Ursula Le Guin: Tehanu: the Last Book of Earthsea
in The Earthsea Quartet
Puffin/Penguin Books 1993 (1990)
As a fantasy novel Tehanu is a tough read: it touches on child abuse, rape, misogyny, prejudice, paranoia, xenophobia, torture and psychopathy. But against all these evils we also witness loyalty, support, care, consolation, compassion and love. Does magic come into it? Well, a bit. And let’s not forget dragons, or at least one particular dragon.
This instalment of the Earthsea series is set immediately after the events in The Farthest Shore. That ended with the promise of a crowning and Sparrowhawk’s return to his place of birth, the island of Gont. Great events had shaken the archipelago, but one might have hoped that the overthrow of one evil would have returned Earthsea to some stability. Much has happened in the twenty years since Tenar was rescued from the Place of the Tombs on Atuan: the former child priestess has married a Gontish farmer, had children, and has lately been widowed. But things remain awry; indeed, they may be getting worse.

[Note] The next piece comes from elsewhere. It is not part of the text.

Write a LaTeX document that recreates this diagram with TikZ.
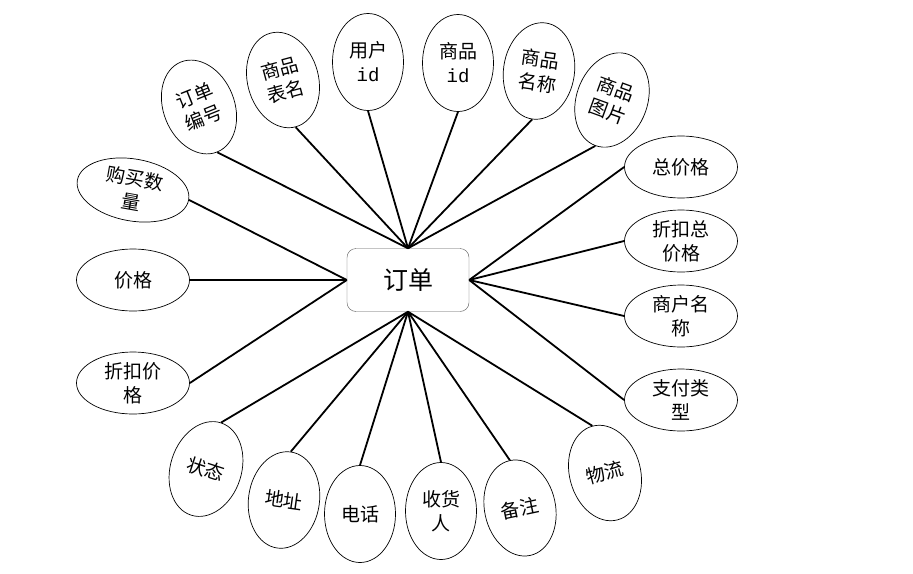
\documentclass[tikz,border=0pt]{standalone}
\usepackage{fontspec}
\newfontfamily\cjk{Noto Sans CJK SC}
\newfontfamily\idfont{Liberation Mono}
\usetikzlibrary{shapes.geometric}

\begin{document}
\begin{tikzpicture}[
  x=1pt, y=-1pt,
  ent/.style={draw=black!65, fill=white, rounded corners=9pt, minimum width=122pt, minimum height=63pt, font=\cjk\fontsize{25}{28}\selectfont},
  attr/.style={draw, ellipse, line width=0.7pt, inner sep=0pt, minimum width=71pt, minimum height=97pt, align=center, font=\cjk\fontsize{19}{24}\selectfont},
  sattr/.style={attr, minimum width=113pt, minimum height=62pt},
  link/.style={line width=1.8pt}
]
\useasboundingbox (0,0) rectangle (913,573);
\node[ent] (ord) at (408,280) {订单};
\node[attr, rotate=22] (ddbh) at (199,107) {订单\\编号};
\node[attr, rotate=15] (spbm) at (283,80) {商品\\表名};
\node[attr] (yhid) at (368,62) {用户\\{\idfont id}};
\node[attr] (spid) at (458,63) {商品\\{\idfont id}};
\node[attr, rotate=-8] (spmc) at (539,71) {商品\\名称};
\node[attr, rotate=-20] (sptp) at (612,100) {商品\\图片};
\node[sattr] (zjg) at (681,167) {总价格};
\node[sattr] (zkzjg) at (681,241) {折扣总\\价格};
\node[sattr] (shmc) at (681,316) {商户名\\称};
\node[sattr] (zflx) at (681,400) {支付类\\型};
\node[attr, rotate=15] (wl) at (605,473) {物流};
\node[attr, rotate=12] (bz) at (520,508) {备注};
\node[attr] (shr) at (441,511) {收货\\人};
\node[attr] (dh) at (360,514) {电话};
\node[attr, rotate=-8] (dz) at (284,500) {地址};
\node[attr, rotate=-18] (zt) at (206,469) {状态};
\node[sattr] (zkjg) at (133,383) {折扣价\\格};
\node[sattr] (jg) at (133,280) {价格};
\node[sattr, rotate=-10] (gmsl) at (133,190) {购买数\\量};
\draw[link] (ord.north) -- (ddbh.south);
\draw[link] (ord.north) -- (spbm.south);
\draw[link] (ord.north) -- (yhid.south);
\draw[link] (ord.north) -- (spid.south);
\draw[link] (ord.north) -- (spmc.south);
\draw[link] (ord.north) -- (sptp.south);
\draw[link] (ord.east) -- (zjg.west);
\draw[link] (ord.east) -- (zkzjg.west);
\draw[link] (ord.east) -- (shmc.west);
\draw[link] (ord.east) -- (zflx.west);
\draw[link] (ord.south) -- (wl.north);
\draw[link] (ord.south) -- (bz.north);
\draw[link] (ord.south) -- (shr.north);
\draw[link] (ord.south) -- (dh.north);
\draw[link] (ord.south) -- (dz.north);
\draw[link] (ord.south) -- (zt.north);
\draw[link] (ord.west) -- (zkjg.east);
\draw[link] (ord.west) -- (jg.east);
\draw[link] (ord.west) -- (gmsl.east);
\end{tikzpicture}
\end{document}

There was always a hint of menace in the original Earthsea trilogy — Sparrowhawk’s shadow, a likely slow death in the confined spaces of Atuan’s Labyrinth, the gradual leaking away of magic in the archipelago and its consequences for the inhabitants of that world — but in Tehanu that menace is less a plot-driver than a reflection of the ill-will of human individuals, in particular certain men. Tenar is the main focus of Tehanu, as she was in The Tombs of Atuan, but here she lives the lowly life of a farmer’s widow on Gont; and in fact, unlike two of the earlier books which ranged more widely, all the action is set in and around this island, including a short sea journey. Things start to change when she rescues a young girl who has been horrifically abused, leaving the right side of her face and hand and arm badly burnt.
In this era of #MeToo, of gender imbalance and of misogyny both insidious and invidious we are only too aware of a gross societal injustice being met upon a good half of the global population by too many of the other half, an injustice that has gone on for far too long. How can things be different in an Earthsea which has so much in common with our own world? Up till now we have largely been aware of male wizards, male adversaries, male rulers, male movers and shakers. As witness to Earthsea being no idyllic example of an utopia, it’s widely accepted that no witch can be a wizard. And what kind of men would leave a child to die in the remains of a camp fire? And then stalk the rescuer and the rescued?
There is light, however, amidst the doom and gloom. Sparrowhawk, who has succumbed to that familiar male angst and shame when his ability to fill a role (for him, as Archmage) becomes redundant, slowly starts to lose his listlessness and self-pity when he finds there are compensations for relinquishing his power. Tenar, who has taken responsibility for the hurt child whom she calls Therru, finds an unexpected reward for that selflessness when she is at her lowest ebb. And Therru, scarred and damaged by fire, is able to call upon unforeseen resources when she and her adoptive parents are rescued by fire of a different kind.
Without us needing to be told, there are clear signs here that in the years between the original trilogy and this book Le Guin had reconsidered the basis of the secondary world she had created and had found it wanting: we can see it in the discourse between characters, in the apparent mundanity of Tenar and Therru’s lives for most of the narrative, in the almost peripheral appearance of magic in Earthsea.
To readers wedded to sword-and-sorcery scenarios this may well have been a disappointment, even a betrayal; this is to assume that fantasy must stick to conventions, conform to expectations — to me, that way lies moribundity. But, far from disappointing the perceptive reader, who might possibly have expected more of the same — the basic premise of fantasy being that magic pervades everything — I believe that Tehanu goes to the heart of what all true narrative is about: what it is to be human.
And what about dragons? Why our fascination with them? Are they not an aspect of what we perceive to be latent within us? If in this novel dragons are associated more with the feminine principle, then that may only be right and apt: Le Guin is after all trying to redress the balance that has gone awry in her world and — clearly — remains to be righted in ours. It can’t come soon enough.
The first three Earthsea books were first envisioned as a trilogy: A Wizard of Earthsea was followed by The Tombs of Atuan and The Farthest Shore (links are to my reviews). Tehanu, completed a score of years later, was originally subtitled ‘The Last Book of Earthsea’ but, as we will see from The Other Wind and Tales from Earthsea, this wasn’t quite the case.
2018 Ultimate Reading Challenge: a book that became a film. Tales from Earthsea was purportedly based on the first four Earthsea books (excluding The Tombs of Atuan) but completely distorted Le Guin’s narrative and intentions, sadly. A real disappointment too for Studio Ghibli fans: this rates as one of their least satisfactory offerings in terms of movie-making.